Reading Notes: Beauty and the Basilisk

As I have stated before in previous blog posts, fantasy is one of my favorite genres. It was no surprise to me that I was lured to the retelling of the Beauty and the Beast story, with the new title being "The Three Roses,"  since it is not only fantasy, but one of my favorite fairy tales (I might have accidentally saw the new rendition of the Disney movie four times while it was in theaters).

I like the idea of the Beauty and the Beast story being about a monster that is more known throughout literature. The fact that the "beast" is a monstrous serpent gives the story, however, a more biblical feeling than I would have liked.  Making the creature more familiar is something I would be willing to keep, but I would rather it be a griffin, or something of the like. A fun aspect to play around with is, according to Medieval lore, griffins mate for life. So the griffin in the story choosing to love our protagonist forever would be a romantic aspect that adds a little more life to the characters and the story.

Griffin from Cosmographia. Found on Wikipedia Commons.
I also liked the idea that the main character had sisters. Since I am one of three girls, like in the retelling, it was more relatable to me than having the character be an only child - something that I am unfamiliar with. I think that I will keep this aspect of the story the same, while also making the sisters have a larger role in the story.

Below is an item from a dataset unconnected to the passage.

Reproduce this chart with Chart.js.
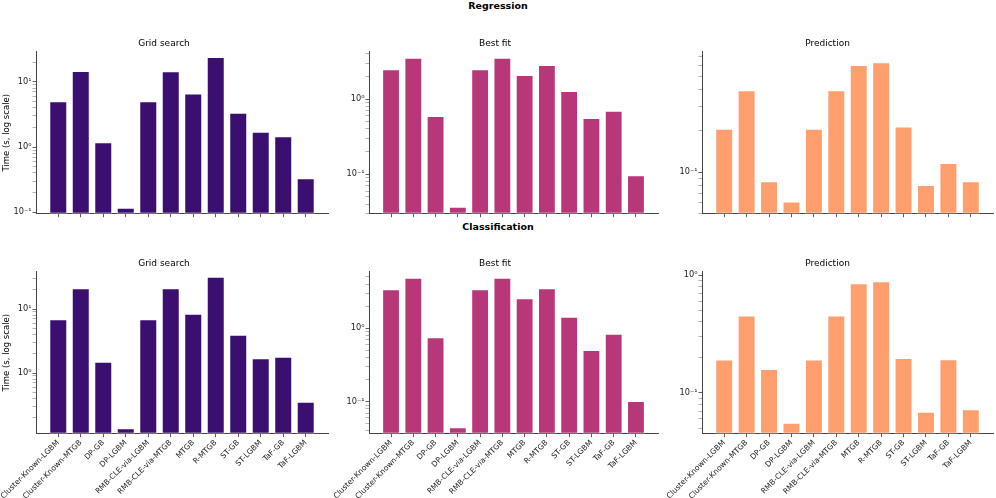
<!DOCTYPE html>
<html lang="en">
<head>
<meta charset="UTF-8" />
<title>Regression / Classification timing</title>
<script src="https://cdn.jsdelivr.net/npm/chart.js"></script>
<style>
  body { margin: 0; background: #ffffff; font-family: 'DejaVu Sans', sans-serif; }
  #fig { position: relative; width: 996px; height: 498px; overflow: hidden; }
  .panel { position: absolute; }
  .suptitle {
    position: absolute; left: 0; width: 996px; text-align: center;
    font-weight: bold; font-size: 9.5px; line-height: 11px; color: #000;
  }
</style>
</head>
<body>
<div id="fig">
  <div class="suptitle" style="top:0px">Regression</div>
  <div class="suptitle" style="top:220.5px">Classification</div>
</div>

<script>
  // models on the x axis
  const models = [
    'Cluster-Known-LGBM', 'Cluster-Known-MTGB', 'DP-GB', 'DP-LGBM',
    'RMB-CLE-via-LGBM', 'RMB-CLE-via-MTGB', 'MTGB', 'R-MTGB',
    'ST-GB', 'ST-LGBM', 'TaF-GB', 'TaF-LGBM'
  ];

  // time in seconds
  const regGrid = [5.06, 14.7, 1.18, 0.117, 5.06, 14.5, 6.64, 24.1, 3.35, 1.71, 1.47, 0.332];
  const regFit  = [2.48, 3.54, 0.594, 0.037, 2.48, 3.54, 2.08, 2.83, 1.28, 0.56, 0.70, 0.097];
  const regPred = [0.208, 0.395, 0.086, 0.0614, 0.208, 0.395, 0.604, 0.632, 0.216, 0.081, 0.117, 0.086];
  const clsGrid = [6.9, 21.1, 1.50, 0.137, 6.9, 21.1, 8.45, 32, 3.97, 1.70, 1.80, 0.356];
  const clsFit  = [3.40, 4.89, 0.754, 0.0447, 3.40, 4.89, 2.56, 3.51, 1.43, 0.506, 0.844, 0.102];
  const clsPred = [0.192, 0.455, 0.159, 0.0556, 0.192, 0.455, 0.855, 0.889, 0.198, 0.069, 0.193, 0.0723];

  const panelTitles = ['Grid search', 'Best fit', 'Prediction'];
  // y limits per panel (reg grid, reg fit, reg pred, cls grid, cls fit, cls pred)
  const yMins = [0.095, 0.030, 0.050, 0.113, 0.0366, 0.0449];
  const yMaxs = [29, 4.25, 0.755, 38.3, 5.9, 1.07];
  const decadeLabels = { '0.01': '10⁻²', '0.1': '10⁻¹', '1': '10⁰', '10': '10¹', '100': '10²' };

  const colors = ['#3b0f70', '#b73779', '#fe9f6d'];
  const FONT = "'DejaVu Sans', sans-serif";

  // layout of canvases: columns and rows
  const cols = [
    { left: 0, width: 332, yw: 36, rp: 4 },
    { left: 332, width: 330, yw: 37, rp: 4 },
    { left: 662, width: 334, yw: 40, rp: 3 }
  ];
  const rows = [
    { top: 30, height: 192, xh: 8.3 },
    { top: 250, height: 248, xh: 64.3 }
  ];

  const series = [regGrid, regFit, regPred, clsGrid, clsFit, clsPred];

  function logTicks(min, max) {
    const ticks = [];
    for (let e = Math.floor(Math.log10(min)); e <= Math.ceil(Math.log10(max)); e++) {
      for (let k = 1; k <= 9; k++) {
        const v = parseFloat((k * Math.pow(10, e)).toPrecision(6));
        if (v >= min && v <= max) ticks.push({ value: v, major: k === 1 });
      }
    }
    return ticks;
  }

  series.forEach((vals, p) => {
    const r = Math.floor(p / 3);
    const c = p % 3;
    const col = cols[c];
    const row = rows[r];

    const div = document.createElement('div');
    div.className = 'panel';
    div.style.left = col.left + 'px';
    div.style.top = row.top + 'px';
    div.style.width = col.width + 'px';
    div.style.height = row.height + 'px';
    const canvas = document.createElement('canvas');
    div.appendChild(canvas);
    document.getElementById('fig').appendChild(div);

    new Chart(canvas, {
      type: 'bar',
      data: {
        datasets: [{
          data: vals.map((v, i) => ({ x: i, y: v })),
          backgroundColor: colors[c],
          borderColor: 'rgba(255,255,255,0.55)',
          borderWidth: 1,
          borderSkipped: false,
          categoryPercentage: 1,
          barPercentage: 0.8
        }]
      },
      options: {
        responsive: true,
        maintainAspectRatio: false,
        animation: false,
        layout: { padding: { left: 0, right: col.rp, top: 0, bottom: 0 } },
        plugins: {
          legend: { display: false },
          tooltip: { enabled: false },
          title: {
            display: true,
            text: panelTitles[c],
            color: '#000',
            font: { family: FONT, size: 9, weight: 'normal' },
            padding: { top: 8.3, bottom: 2.6 }
          }
        },
        scales: {
          x: {
            type: 'linear',
            min: -0.99,
            max: models.length - 0.01,
            offset: false,
            afterBuildTicks: (scale) => {
              scale.ticks = models.map((_, i) => ({ value: i }));
            },
            afterFit: (scale) => {
              scale.height = row.xh;
              scale.paddingLeft = 0;
              scale.paddingRight = 0;
            },
            grid: {
              offset: false,
              drawOnChartArea: false,
              drawTicks: true,
              tickLength: 3.5,
              tickColor: '#333',
              tickWidth: 0.8
            },
            border: { display: true, color: '#444', width: 1 },
            ticks: {
              autoSkip: false,
              minRotation: r === 1 ? 45 : 0,
              maxRotation: r === 1 ? 45 : 0,
              padding: 1,
              color: '#222',
              font: { family: FONT, size: 7.6 },
              callback: (value) => (r === 1 ? models[value] : '')
            }
          },
          y: {
            type: 'logarithmic',
            min: yMins[p],
            max: yMaxs[p],
            afterBuildTicks: (scale) => {
              scale.ticks = logTicks(yMins[p], yMaxs[p]);
            },
            afterFit: (scale) => {
              scale.width = col.yw;
              scale.paddingTop = 0;
              scale.paddingBottom = 0;
            },
            grid: {
              drawOnChartArea: false,
              drawTicks: true,
              tickLength: 3.5,
              tickColor: (ctx) => (ctx.tick && ctx.tick.major ? '#333' : '#666'),
              tickWidth: (ctx) => (ctx.tick && ctx.tick.major ? 0.8 : 0.5)
            },
            border: { display: true, color: '#444', width: 1 },
            title: {
              display: c === 0,
              text: 'Time (s, log scale)',
              color: '#000',
              font: { family: FONT, size: 8.5 },
              padding: { top: 2, bottom: 0 }
            },
            ticks: {
              autoSkip: false,
              padding: 1,
              color: '#222',
              font: { family: FONT, size: 8.2 },
              callback: (value) => decadeLabels[String(value)] || ''
            }
          }
        }
      }
    });
  });
</script>
</body>
</html>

I want to add a conflict into the story. There seemed to be nothing to create tension throughout the tale other than the main character's own shortcomings (i.e: she did not want to chop off the basilisk's head). Adding a conflict to the story will make the tale more three-dimensional and not so plain. Making the conflict between the three sisters, maybe, or having the griffin and the main character argue over more than just killing one half of the pairing would suffice. I do not want to make the story cliche with the aspect of usual literary romances where one side of the couple has been in love with the other for a significant amount of time without letting anyone know. It is overdone, and if we're being honest, annoying.

Why Teenage Boys in YA novels are boring by bookbookchai on Tumblr
The language used in the story is quite simple, and the grammar/how sentences are laid out makes the text kind of confusing to read. I would try to extend my descriptions so that the readers are aware of their surroundings throughout the story, but try to keep it so they are not confused with the language that I choose. Using more modern language will not only make the story easier to read, but it will make an already fantastical tale just a little more relatable for the audience.

All in all, I'm looking forward to rewriting this story into something that I will enjoy, and hopefully others will enjoy reading as well.